Бразерсмит нехотя отвлекся от темы протезов и переключился на лошадей с больным сердцем.
– Бетесда, – сказал я, раскатывая рукав и застегивая манжету.
– Бетесда?
Ветеринар наморщил лоб, и его затурканное лицо сделалось встревоженным.
– Извините, не припоминаю…
– Кобылка от Джорджа Каспара, – сказал я. – В два года собрала все призы, а в три не смогла больше выступать из-за шумов в сердце. Ее отправили на завод, но у нее сердце не выдержало, когда она жеребилась.
– О господи! – сказал ветеринар, сделавшись теперь еще и печальным. – Какая жалость! Но вы меня извините, у меня столько лошадей, я очень часто не помню кличек… А что, возникли какие-то вопросы со страховкой или сомнения в лечении? Потому что, я вас уверяю…
– Нет-нет, – успокоил я его, – ничего такого. Скажите, а Глинера и Зингалу вы тоже не помните?
– А, ну как же! Эти двое! Это просто позор для Джорджа Каспара. Такое разочарование!
– Расскажите о них, пожалуйста.
– Да тут и рассказывать-то нечего. Обычная история, просто такие прекрасные были двухлетки… Вероятно, это-то их и погубило, по правде говоря.

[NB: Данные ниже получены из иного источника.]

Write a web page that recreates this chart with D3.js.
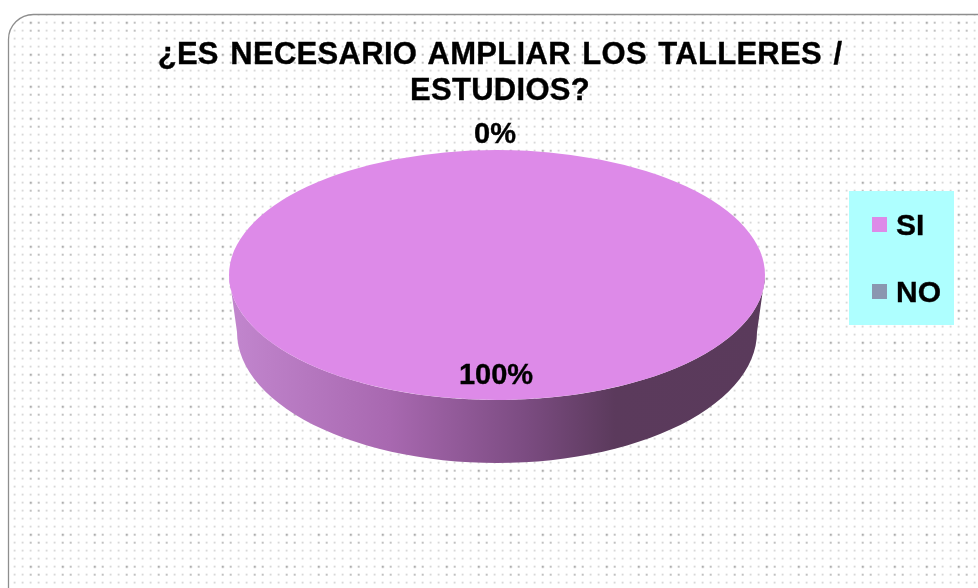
<!DOCTYPE html>
<html><head><meta charset="utf-8">
<script src="https://cdn.jsdelivr.net/npm/d3@7"></script>
<style>html,body{margin:0;padding:0;background:#fff;overflow:hidden}svg{display:block;font-family:"Liberation Sans",Arial,sans-serif;filter:blur(0.45px)}text{stroke:#000;stroke-width:0.35px}</style>
</head><body><svg id="c" width="978" height="588"></svg>
<script>
const titleLines = ["¿ES NECESARIO AMPLIAR LOS TALLERES /", "ESTUDIOS?"];
const categories = ["SI", "NO"];
const seriesValues = [100, 0];
const sliceColors = ["#dd8ae8", "#8a97b0"];
const sideStops = [[0,"#c286ce"],[0.3,"#a868b0"],[0.55,"#7c4c82"],[0.72,"#5b3a5c"],[1,"#5a3a5b"]];

const svg = d3.select("#c");
const defs = svg.append("defs");

// dotted background texture
const pat = defs.append("pattern").attr("id","dots").attr("patternUnits","userSpaceOnUse")
  .attr("width",32).attr("height",32).attr("x",29.7).attr("y",21.7);
d3.range(4).forEach(i=>d3.range(4).forEach(j=>{
  const tone = (i===0&&j===0)?"#acacac":((i<2&&j<2)?"#c0c0c0":"#d0d0d0");
  const size = (i===0&&j===0)?2.2:((i<2&&j<2)?2:1.7);
  pat.append("rect").attr("x",i*8).attr("y",j*8).attr("width",size).attr("height",size).attr("fill",tone);
}));
svg.append("rect").attr("x",8.5).attr("y",14.5).attr("width",1000).attr("height",620).attr("rx",25)
  .attr("fill","#fff");
svg.append("rect").attr("x",8.5).attr("y",14.5).attr("width",1000).attr("height",620).attr("rx",25)
  .attr("fill","url(#dots)").attr("stroke","#8e8e8e").attr("stroke-width",1.3);

// pie geometry
const cx=497, cy=275, rx=268, ry=125, bcx=497, bcy=332, brx=260, bry=131;
const pie = d3.pie().sort(null).value(d=>d)(seriesValues);
const arc = d3.arc().innerRadius(0).outerRadius(1);

const grad = defs.append("linearGradient").attr("id","side").attr("gradientUnits","userSpaceOnUse")
  .attr("x1",cx-rx).attr("x2",cx+rx).attr("y1",0).attr("y2",0);
sideStops.forEach(s=>grad.append("stop").attr("offset",s[0]).attr("stop-color",s[1]));

// side wall: lower half of top ellipse to lower half of bottom ellipse
const lowerAngles = d3.range(0,181,3).map(d=>d*Math.PI/180);
const topEdge = lowerAngles.map(a=>[cx+rx*Math.cos(a),cy+ry*Math.sin(a)]);
const botEdge = lowerAngles.map(a=>[bcx+brx*Math.cos(a),bcy+bry*Math.sin(a)]).reverse();
svg.append("path").attr("d",d3.line()(topEdge.concat(botEdge))+"Z").attr("fill","url(#side)");

// top face
svg.append("g").attr("transform",`translate(${cx},${cy}) scale(${rx},${ry})`)
  .selectAll("path").data(pie).join("path").attr("d",arc)
  .attr("fill",(d,i)=>sliceColors[i]);

// title
svg.append("g").selectAll("text").data(titleLines).join("text")
  .attr("x",500).attr("y",(d,i)=>64+i*36).attr("text-anchor","middle")
  .attr("font-size",31).attr("font-weight",700).attr("fill","#000")
  .attr("letter-spacing",0.3).attr("word-spacing",2.5).text(d=>d);

// data labels
const labelPos = [[496,384],[495,143]];
svg.append("g").selectAll("text").data(seriesValues).join("text")
  .attr("x",(d,i)=>labelPos[i][0]).attr("y",(d,i)=>labelPos[i][1]).attr("text-anchor","middle")
  .attr("font-size",29).attr("font-weight",700).attr("fill","#000").text(d=>d+"%");

// legend
svg.append("rect").attr("x",849).attr("y",191).attr("width",105).attr("height",134).attr("fill","#aeffff");
const lg = svg.append("g").selectAll("g").data(categories).join("g")
  .attr("transform",(d,i)=>`translate(872,${217+i*67})`);
lg.append("rect").attr("width",15).attr("height",15).attr("fill",(d,i)=>sliceColors[i]);
lg.append("text").attr("x",24).attr("y",18).attr("font-size",30).attr("font-weight",700).text(d=>d);
</script></body></html>
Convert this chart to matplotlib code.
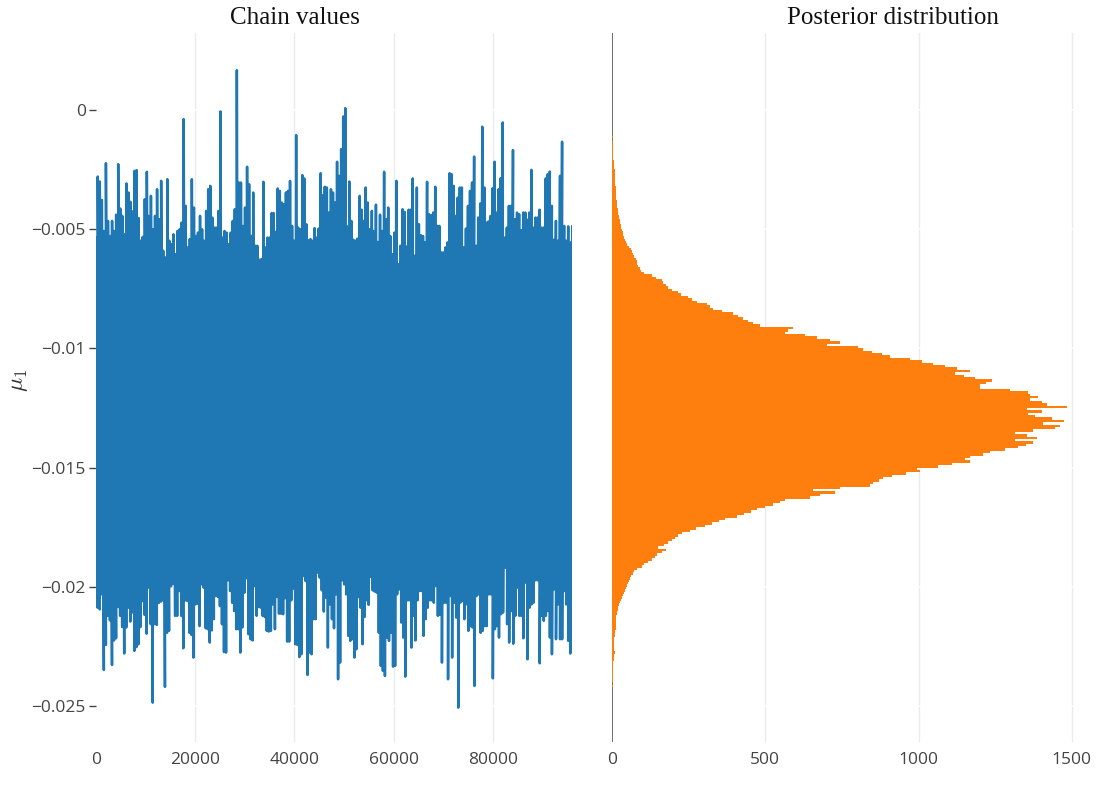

– Что вы имеете в виду? – спросил я.
И ветеринар, слегка подергивая головой от нервного напряжения, принялся высказывать свое нелестное мнение:
– Ну, разумеется, тренерам такого уровня, как Каспар, подобных вещей в лицо не говорят, однако двухлетке ничего не стоит дать слишком большую нагрузку на сердце, а ведь если эти двухлетки хороши, они участвуют в самых престижных скачках, и от победы зависит слишком многое – племенная ценность и тому подобное, – и жокей, который, заметьте, действует в строгом соответствии с инструкциями, может заставить азартного жеребчика прийти первым, но при этом более или менее загубить его будущее.